Selection Sunday Sets off March Madness Mayhem

Around this time of year, college basketball lovers have something to look forward to. It is the time of year when thousands of people frantically fill out brackets and compete with their friends to see whose is the most accurate. It is the time of year when fans can wake up early in the morning and watch basketball games until the sun sets. It is the time of year when unknown teams become cinderella stories, when promising young players become stars, and when powerhouses prove their strength, depth, and readiness to contend for a championship. It is mid-March, and with Selection Sunday wrapped up and the field of 68 teams set in stone, the chaotic, electrifying event that is the NCAA Tournament, also known as March Madness, has begun. In a year with no clear-cut favorite and a handful of teams that have a solid chance to win the championship, the next few weeks will surely be an unpredictable thrill-ride complete with wild buzzer-beaters, unlikely upsets, and surprise heroes.

For those unfamiliar with this year’s tournament format, the teams are assigned to one of four regions (West, East, Midwest, and South), and each region has teams ranked from 1 to 16. Each region has a play-in game in which the winner earns a spot in the tournament, creating a field of 68 total teams.


The Top 8

This year, the four number one seeds are Indiana, Kansas, Louisville (the overall number one seed), and Gonzaga, USF’s West Coast Conference foe. Although these teams are considered the most dominant in college basketball, none of them have been invincible throughout the season. It has been a uncommon year in that no team has truly proven to be ahead of the rest, as five different teams have been ranked number one in the nation in the AP poll and lots of fluctuation has occurred within the conferences.

Indiana spent much of the year as the number one team but lost to Wisconsin in the Big Ten Conference Tournament. Gonzaga has an impressive record of 31-2 and earned a No. 1 seed for the first time in school history, but their schedule was only the 72nd most difficult out of the 347 Division 1 teams, which qualifies as the weakest schedule among the four teams with a No. 1 seed.  Finally, there is not a noticeable drop off from the No. 1 to the No. 2 seeds (Duke, Georgetown, Miami (FL), and Ohio State). Duke is currently the number one ranked team in the RPI Rankings, and Miami is the first team ever to win an ACC regular season and tournament title yet not receive a No. 1 seed.



As is the case with the NCAA Tournament every year, there is much speculation as to which teams have the best chance to win the championship and which upsets will occur. Also, there are usually debates concerning the possible unfair seeding of certain teams, as well as complaints that teams that deserved to be selected in the tournament field were left out.’s Tournament Challenge, a game in which people submit their brackets in hopes of correctly predicting the outcomes of games and winning prizes, offers insight into what people are anticipating to happen in the tournament. So far, Louisville has been picked to win the championship in 19.9% of the brackets, a higher percentage than any other team. Indiana is second at 16.3%, followed by Miami, Kansas, and Duke.

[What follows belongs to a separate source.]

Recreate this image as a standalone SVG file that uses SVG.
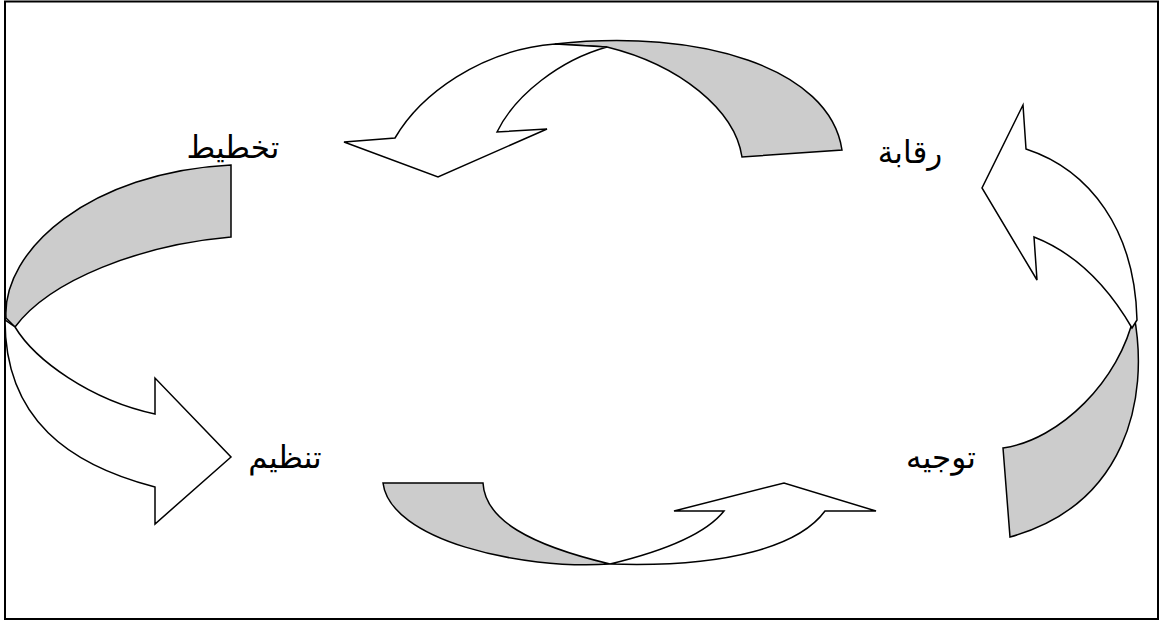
<svg xmlns="http://www.w3.org/2000/svg" width="1159" height="621" viewBox="0 0 1159 621">
<style>
.frame{fill:#fff;stroke:#000;stroke-width:2}
.g{fill:#ccc;stroke:#000;stroke-width:1.5;stroke-linejoin:miter}
.w{fill:#fff;stroke:#000;stroke-width:1.5;stroke-linejoin:miter}
.lbl{font-family:"DejaVu Sans","Noto Sans",sans-serif;font-size:31px;fill:#000;text-anchor:middle}
</style>
<rect class="frame" x="5" y="1.5" width="1153" height="617.5"/>
<g id="connectors">
<g id="arrow-top">
<path class="g" d="M555,44 C700,28 830,68 842,150 L742,157 C735,110 680,65 607,47 Z"/>
<path class="w" d="M395,138 C420,95 480,50 555,44 L607,47 C560,60 515,95 497,132 L547,129 L438,177 L344,142 Z"/>
</g>
<g id="arrow-left">
<path class="g" d="M231,165 L231,237 C140,245 50,280 15,327 L6,318 C2,250 90,172 231,165 Z"/>
<path class="w" d="M15,327 C35,360 90,400 155,414 L155,378 L231,457 L155,524 L155,487 C70,465 5,420 5,320 Z"/>
</g>
<g id="arrow-bottom">
<path class="g" d="M383,483 L483,483 C485,520 530,545 610,564 C520,570 390,540 383,483 Z"/>
<path class="w" d="M610,564 C660,552 705,535 724,511 L674,511 L784,483 L876,511 L825,511 C800,545 730,568 610,564 Z"/>
</g>
<g id="arrow-right">
<path class="g" d="M1134,315 C1150,400 1125,505 1010,537 L1003,448 C1060,440 1120,380 1134,315 Z"/>
<path class="w" d="M1026,149 C1090,170 1135,230 1137,320 L1132,328 C1110,290 1080,255 1034,237 L1037,280 L982,188 L1023,105 Z"/>
</g>
</g>
<g id="node-takhtit"><text class="lbl" x="233" y="158">تخطيط</text></g>
<g id="node-tanzim"><text class="lbl" x="285" y="468">تنظيم</text></g>
<g id="node-riqaba"><text class="lbl" x="910" y="163">رقابة</text></g>
<g id="node-tawjih"><text class="lbl" x="941" y="468">توجيه</text></g>
</svg>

As far as predictions for the Final Four, Louisville leads again, with 49.7% of brackets picking the Cardinals to be one of the last four remaining teams. Interestingly, Ohio State has only been chosen to win the tournament in 5.9 percent of the brackets, but 39.9% think the Buckeyes will reach the Final Four. In another curious trend, at 25% Duke is the eighth most popular choice to make the Final Four, but has been selected by 8.6% of the brackets to win the championship, good for fifth place.

At this point, the most popular upset pick has been No. 9 seed Missouri beating No. 8 seed Colorado State. The most common choice for a more drastic upset has been No. 11 seed Minnesota prevailing against the No. 6 seed UCLA.


An Imperfect System

A common argument among bracket experts has been that No. 12 seed Oregon should have been seeded higher, considering that they won the Pac-12 Tournament, and also that UCLA, the team they beat in the Pac-12 Championship, received a No. 6 seed. There has also been talk that Middle Tennessee State did not deserve a place in the field of 68 due to the fact that it has not won a game over an RPI top 100 team all year.

Despite possible slip-ups by the selection committee and inconsistencies in seeding, the general energy surrounding this NCAA Tournament suggests that it will be one of the most exciting and unforgettable tournaments in a long time. The lack of an obvious frontrunner has created much uncertainty and led to many different teams being given a chance to compete for the championship.

“I don’t think there’s any consensus favorite. I just don’t think there’s a team that has distinguished itself,” CBS basketball analyst Clark Kellogg said.

Later this week, the games will begin, and along the way each team will look to find its identity and make a run for the title. As the surprise upsets and outstanding individual performances arrive, a small quantity of teams will emerge as elite contenders, and opinions will continue to change until the championship game is over. No matter what happens, the intriguing premise of the 2013 NCAA Tournament ensures that this month will bring plenty of “madness” for fans to enjoy.